# Given information:
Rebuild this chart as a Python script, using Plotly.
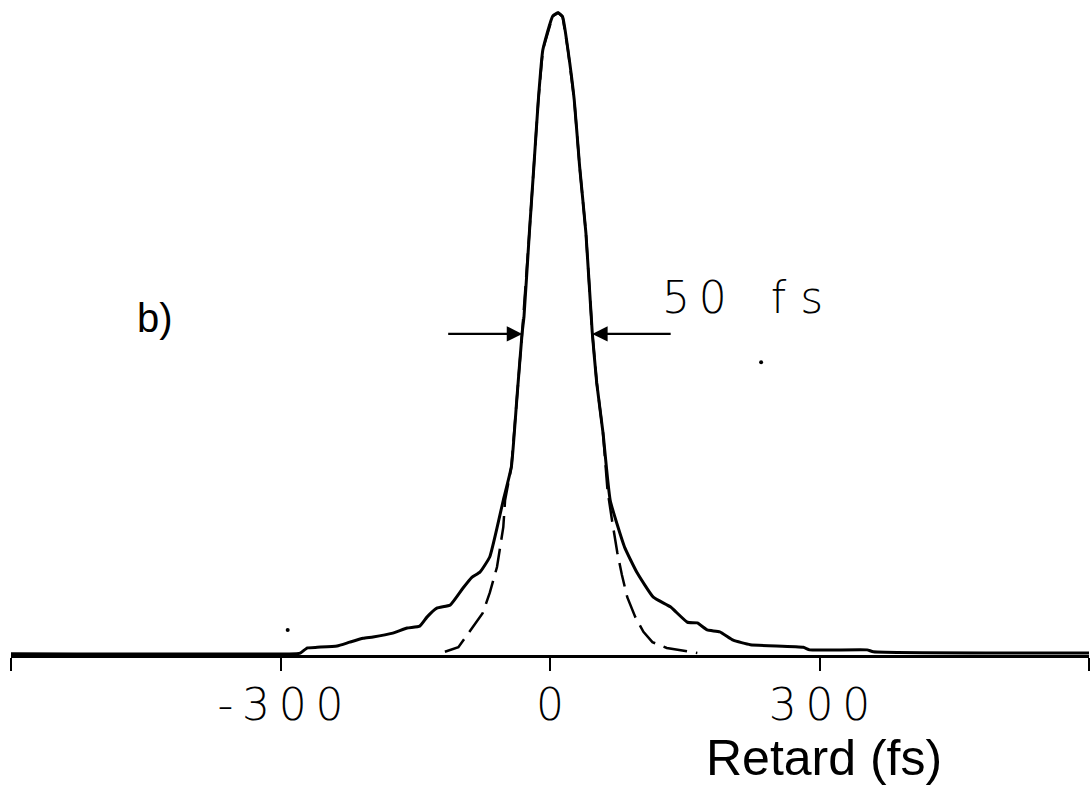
import plotly.graph_objects as go

# Measured autocorrelation trace (solid)
meas_x = [-600, -282, -278, -270, -259, -237, -223, -208, -197, -175, -159, -145, -137, -126, -111,
          -97, -87, -78, -67, -52, -43, -37, -31, -29, -23, -18, -13, -8, 3, 9, 14, 20, 27, 33, 40,
          47, 52, 59, 67, 83, 97, 115, 134, 153, 164, 175, 189, 204, 223, 282, 289, 353, 360, 600]
meas_y = [0.002, 0.002, 0.003, 0.011, 0.012, 0.014, 0.020, 0.026, 0.028, 0.034, 0.042, 0.045, 0.059,
          0.073, 0.078, 0.104, 0.121, 0.129, 0.153, 0.241, 0.293, 0.397, 0.502, 0.526, 0.657, 0.760,
          0.864, 0.942, 0.995, 1.000, 0.994, 0.942, 0.864, 0.760, 0.657, 0.503, 0.424, 0.346, 0.241,
          0.168, 0.128, 0.090, 0.075, 0.051, 0.050, 0.039, 0.036, 0.023, 0.016, 0.012, 0.008, 0.008,
          0.005, 0.003]

# Fitted pulse shape (dashed)
fit_x = [-117, -102, -75, -67, -59, -52, -50, -43, -37, -31, -23, -18, -13, -8, 3, 9, 14, 20, 27,
         33, 40, 47, 52, 59, 64, 69, 75, 80, 86, 95, 104, 114, 130, 164]
fit_y = [0.005, 0.012, 0.065, 0.097, 0.137, 0.199, 0.241, 0.293, 0.397, 0.502, 0.657, 0.760, 0.864,
         0.942, 0.995, 1.000, 0.994, 0.942, 0.864, 0.760, 0.657, 0.503, 0.424, 0.346, 0.257, 0.210,
         0.159, 0.125, 0.090, 0.059, 0.036, 0.020, 0.011, 0.003]

# Stray specks on the original print
speck_x = [-292, 235]
speck_y = [0.039, 0.456]

tick_vals = [-600, -300, 0, 300, 600]
tick_text = ["", "-\u20093\u20090\u20090", "0", "3\u20090\u20090", ""]

fig = go.Figure()
fig.add_trace(go.Scatter(x=fit_x, y=fit_y, mode="lines",
                         line=dict(color="black", width=2.5, dash="24px,9px"),
                         showlegend=False, hoverinfo="skip"))
fig.add_trace(go.Scatter(x=meas_x, y=meas_y, mode="lines", line_shape="spline",
                         line=dict(color="black", width=3, smoothing=0.4),
                         showlegend=False, hoverinfo="skip"))
fig.add_trace(go.Scatter(x=speck_x, y=speck_y, mode="markers",
                         marker=dict(color="black", size=4),
                         showlegend=False, hoverinfo="skip"))

# FWHM arrows
fig.add_annotation(x=-31, y=0.5, ax=-115, ay=0.5, xref="x", yref="y", axref="x", ayref="y",
                   text="", showarrow=True, arrowhead=2, arrowsize=1.4, arrowwidth=2.2,
                   arrowcolor="black")
fig.add_annotation(x=47, y=0.5, ax=136, ay=0.5, xref="x", yref="y", axref="x", ayref="y",
                   text="", showarrow=True, arrowhead=2, arrowsize=1.4, arrowwidth=2.2,
                   arrowcolor="black")

fig.add_annotation(x=122, y=0.556, xref="x", yref="y", xanchor="left", yanchor="middle",
                   text="5\u20090\u2003f s", showarrow=False,
                   font=dict(family="DejaVu Sans", size=44, color="black", weight=200))
fig.add_annotation(x=-462, y=0.525, xref="x", yref="y", xanchor="left", yanchor="middle",
                   text="b)", showarrow=False,
                   font=dict(family="Liberation Sans", size=40, color="black"))
fig.add_annotation(x=0.643, y=-0.158, xref="paper", yref="paper", xanchor="left", yanchor="middle",
                   text="Retard (fs)", showarrow=False,
                   font=dict(family="Liberation Sans", size=50, color="black"))

fig.update_layout(
    width=1090, height=788,
    margin=dict(l=11, r=1, t=0, b=133),
    paper_bgcolor="white", plot_bgcolor="white",
    xaxis=dict(range=[-600, 600], showgrid=False, zeroline=False,
               showline=True, linecolor="black", linewidth=3,
               ticks="outside", ticklen=13, tickwidth=2, tickcolor="black",
               ticklabelstandoff=-4,
               tickvals=tick_vals, ticktext=tick_text,
               tickfont=dict(family="DejaVu Sans", size=44, color="black", weight=200)),
    yaxis=dict(range=[0, 1.02], visible=False),
)

fig.write_html("out.html")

# Given problem:
Exactly restate the lines from the beginning of the data through the line with "0.159, 0.125, 0.090, 0.059, 0.036, 0.020, 0.011, 0.003]", and no others, keeping pictures out.

# Solution to the problem:
Rebuild this chart as a Python script, using Plotly.
import plotly.graph_objects as go

# Measured autocorrelation trace (solid)
meas_x = [-600, -282, -278, -270, -259, -237, -223, -208, -197, -175, -159, -145, -137, -126, -111,
          -97, -87, -78, -67, -52, -43, -37, -31, -29, -23, -18, -13, -8, 3, 9, 14, 20, 27, 33, 40,
          47, 52, 59, 67, 83, 97, 115, 134, 153, 164, 175, 189, 204, 223, 282, 289, 353, 360, 600]
meas_y = [0.002, 0.002, 0.003, 0.011, 0.012, 0.014, 0.020, 0.026, 0.028, 0.034, 0.042, 0.045, 0.059,
          0.073, 0.078, 0.104, 0.121, 0.129, 0.153, 0.241, 0.293, 0.397, 0.502, 0.526, 0.657, 0.760,
          0.864, 0.942, 0.995, 1.000, 0.994, 0.942, 0.864, 0.760, 0.657, 0.503, 0.424, 0.346, 0.241,
          0.168, 0.128, 0.090, 0.075, 0.051, 0.050, 0.039, 0.036, 0.023, 0.016, 0.012, 0.008, 0.008,
          0.005, 0.003]

# Fitted pulse shape (dashed)
fit_x = [-117, -102, -75, -67, -59, -52, -50, -43, -37, -31, -23, -18, -13, -8, 3, 9, 14, 20, 27,
         33, 40, 47, 52, 59, 64, 69, 75, 80, 86, 95, 104, 114, 130, 164]
fit_y = [0.005, 0.012, 0.065, 0.097, 0.137, 0.199, 0.241, 0.293, 0.397, 0.502, 0.657, 0.760, 0.864,
         0.942, 0.995, 1.000, 0.994, 0.942, 0.864, 0.760, 0.657, 0.503, 0.424, 0.346, 0.257, 0.210,
         0.159, 0.125, 0.090, 0.059, 0.036, 0.020, 0.011, 0.003]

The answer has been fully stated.